###合併資料
####經緯度調整
geo$geolocation_lat<-round(geo$geolocation_lat,3)
geo$geolocation_lng<-round(geo$geolocation_lng,3)
n_distinct(geo$geolocation_city) ###8010城市
[1] 8010
###日期格式轉換
order.status$order_approved_at<-strptime(order.status$order_approved_at,format="%Y-%m-%d %H:%M:%S")
order.status$order_purchase_timestamp<-strptime(order.status$order_purchase_timestamp,format="%Y-%m-%d %H:%M:%S")

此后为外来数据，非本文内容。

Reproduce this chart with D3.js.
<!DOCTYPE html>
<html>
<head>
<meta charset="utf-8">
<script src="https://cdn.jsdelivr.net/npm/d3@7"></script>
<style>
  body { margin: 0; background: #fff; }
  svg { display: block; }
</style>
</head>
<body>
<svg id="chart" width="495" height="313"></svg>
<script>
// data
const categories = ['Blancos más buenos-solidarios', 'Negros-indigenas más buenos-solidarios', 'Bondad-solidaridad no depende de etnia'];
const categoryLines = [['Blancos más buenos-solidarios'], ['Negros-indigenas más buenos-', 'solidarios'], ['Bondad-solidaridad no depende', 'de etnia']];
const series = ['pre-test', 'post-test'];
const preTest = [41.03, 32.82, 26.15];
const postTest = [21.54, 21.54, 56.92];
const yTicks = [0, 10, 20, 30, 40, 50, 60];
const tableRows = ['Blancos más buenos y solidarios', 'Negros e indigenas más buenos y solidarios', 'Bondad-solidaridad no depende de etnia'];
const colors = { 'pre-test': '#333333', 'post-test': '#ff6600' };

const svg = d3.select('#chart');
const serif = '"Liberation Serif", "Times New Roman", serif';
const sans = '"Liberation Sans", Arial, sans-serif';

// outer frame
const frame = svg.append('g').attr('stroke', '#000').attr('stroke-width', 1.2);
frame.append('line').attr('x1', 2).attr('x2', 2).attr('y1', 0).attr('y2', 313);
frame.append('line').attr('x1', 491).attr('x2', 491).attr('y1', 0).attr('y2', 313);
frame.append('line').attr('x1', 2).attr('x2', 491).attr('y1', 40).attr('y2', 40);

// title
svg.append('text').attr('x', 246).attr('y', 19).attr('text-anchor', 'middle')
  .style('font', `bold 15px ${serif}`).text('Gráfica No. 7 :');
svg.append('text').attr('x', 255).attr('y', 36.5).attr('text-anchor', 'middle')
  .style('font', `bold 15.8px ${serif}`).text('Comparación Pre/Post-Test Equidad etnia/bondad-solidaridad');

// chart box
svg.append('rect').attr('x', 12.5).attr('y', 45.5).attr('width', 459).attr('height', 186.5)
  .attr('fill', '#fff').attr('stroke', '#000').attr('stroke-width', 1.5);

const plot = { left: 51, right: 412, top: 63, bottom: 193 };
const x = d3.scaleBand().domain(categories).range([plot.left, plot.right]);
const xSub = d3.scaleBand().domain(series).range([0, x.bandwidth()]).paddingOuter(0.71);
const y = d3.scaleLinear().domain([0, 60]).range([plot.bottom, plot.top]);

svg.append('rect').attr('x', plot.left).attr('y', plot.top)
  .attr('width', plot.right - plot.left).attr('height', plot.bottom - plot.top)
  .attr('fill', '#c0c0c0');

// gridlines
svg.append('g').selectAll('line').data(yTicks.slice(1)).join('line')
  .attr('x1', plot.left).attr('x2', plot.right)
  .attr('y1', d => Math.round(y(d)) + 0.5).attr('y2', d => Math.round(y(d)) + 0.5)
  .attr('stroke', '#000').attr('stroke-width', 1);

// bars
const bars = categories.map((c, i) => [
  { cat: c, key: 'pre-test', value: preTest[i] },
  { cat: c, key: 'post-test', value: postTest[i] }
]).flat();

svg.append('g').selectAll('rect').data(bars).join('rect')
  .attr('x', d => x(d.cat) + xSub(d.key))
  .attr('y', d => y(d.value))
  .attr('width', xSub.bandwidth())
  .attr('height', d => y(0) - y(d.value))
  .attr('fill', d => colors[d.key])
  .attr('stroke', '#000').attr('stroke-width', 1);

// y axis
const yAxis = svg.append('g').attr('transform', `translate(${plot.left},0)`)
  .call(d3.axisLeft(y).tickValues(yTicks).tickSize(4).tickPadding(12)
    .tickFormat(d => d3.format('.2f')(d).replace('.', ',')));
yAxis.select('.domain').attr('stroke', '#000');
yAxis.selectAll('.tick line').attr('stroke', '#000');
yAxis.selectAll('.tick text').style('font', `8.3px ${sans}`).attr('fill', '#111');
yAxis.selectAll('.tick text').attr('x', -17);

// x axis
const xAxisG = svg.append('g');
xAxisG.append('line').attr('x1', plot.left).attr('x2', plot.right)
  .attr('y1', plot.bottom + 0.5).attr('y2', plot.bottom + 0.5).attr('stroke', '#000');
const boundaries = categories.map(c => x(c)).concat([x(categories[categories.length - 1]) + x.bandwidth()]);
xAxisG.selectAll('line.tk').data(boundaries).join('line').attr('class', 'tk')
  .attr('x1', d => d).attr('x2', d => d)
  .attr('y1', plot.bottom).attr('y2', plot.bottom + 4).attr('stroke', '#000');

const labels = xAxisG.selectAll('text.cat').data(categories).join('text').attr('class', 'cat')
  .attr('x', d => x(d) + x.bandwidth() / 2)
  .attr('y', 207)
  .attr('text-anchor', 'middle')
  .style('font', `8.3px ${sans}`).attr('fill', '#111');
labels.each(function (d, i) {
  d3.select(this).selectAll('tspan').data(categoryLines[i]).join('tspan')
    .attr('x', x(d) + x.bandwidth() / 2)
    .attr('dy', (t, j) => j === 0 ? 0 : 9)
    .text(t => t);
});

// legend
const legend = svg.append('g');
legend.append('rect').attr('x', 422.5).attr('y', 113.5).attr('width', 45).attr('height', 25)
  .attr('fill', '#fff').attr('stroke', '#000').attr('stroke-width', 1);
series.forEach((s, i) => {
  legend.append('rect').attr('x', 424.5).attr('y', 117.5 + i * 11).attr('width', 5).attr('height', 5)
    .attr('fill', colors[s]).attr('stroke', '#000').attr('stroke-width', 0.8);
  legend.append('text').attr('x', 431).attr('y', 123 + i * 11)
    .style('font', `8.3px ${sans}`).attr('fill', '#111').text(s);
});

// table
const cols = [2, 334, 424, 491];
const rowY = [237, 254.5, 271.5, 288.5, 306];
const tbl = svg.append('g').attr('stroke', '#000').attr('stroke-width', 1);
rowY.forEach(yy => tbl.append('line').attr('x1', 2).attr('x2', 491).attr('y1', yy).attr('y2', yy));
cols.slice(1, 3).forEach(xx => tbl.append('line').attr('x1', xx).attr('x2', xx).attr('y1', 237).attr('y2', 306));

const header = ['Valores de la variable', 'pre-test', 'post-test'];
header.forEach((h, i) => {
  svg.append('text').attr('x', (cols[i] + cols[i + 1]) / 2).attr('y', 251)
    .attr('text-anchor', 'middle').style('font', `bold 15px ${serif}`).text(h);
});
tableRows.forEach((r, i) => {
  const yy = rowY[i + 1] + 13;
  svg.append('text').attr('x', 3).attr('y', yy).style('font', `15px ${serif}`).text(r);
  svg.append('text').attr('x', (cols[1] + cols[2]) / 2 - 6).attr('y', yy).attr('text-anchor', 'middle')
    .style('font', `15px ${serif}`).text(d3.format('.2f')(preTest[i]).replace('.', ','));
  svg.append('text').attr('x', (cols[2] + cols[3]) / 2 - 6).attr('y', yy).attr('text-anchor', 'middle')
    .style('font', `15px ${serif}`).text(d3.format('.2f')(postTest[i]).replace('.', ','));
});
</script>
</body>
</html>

order.status$order_delivered_carrier_date<-strptime(order.status$order_delivered_carrier_date,format="%Y-%m-%d %H:%M:%S")
order.status$order_delivered_customer_date<-strptime(order.status$order_delivered_customer_date,format="%Y-%m-%d %H:%M:%S")
order.status$order_estimated_delivery_date<-strptime(order.status$order_estimated_delivery_date,format="%Y-%m-%d %H:%M:%S")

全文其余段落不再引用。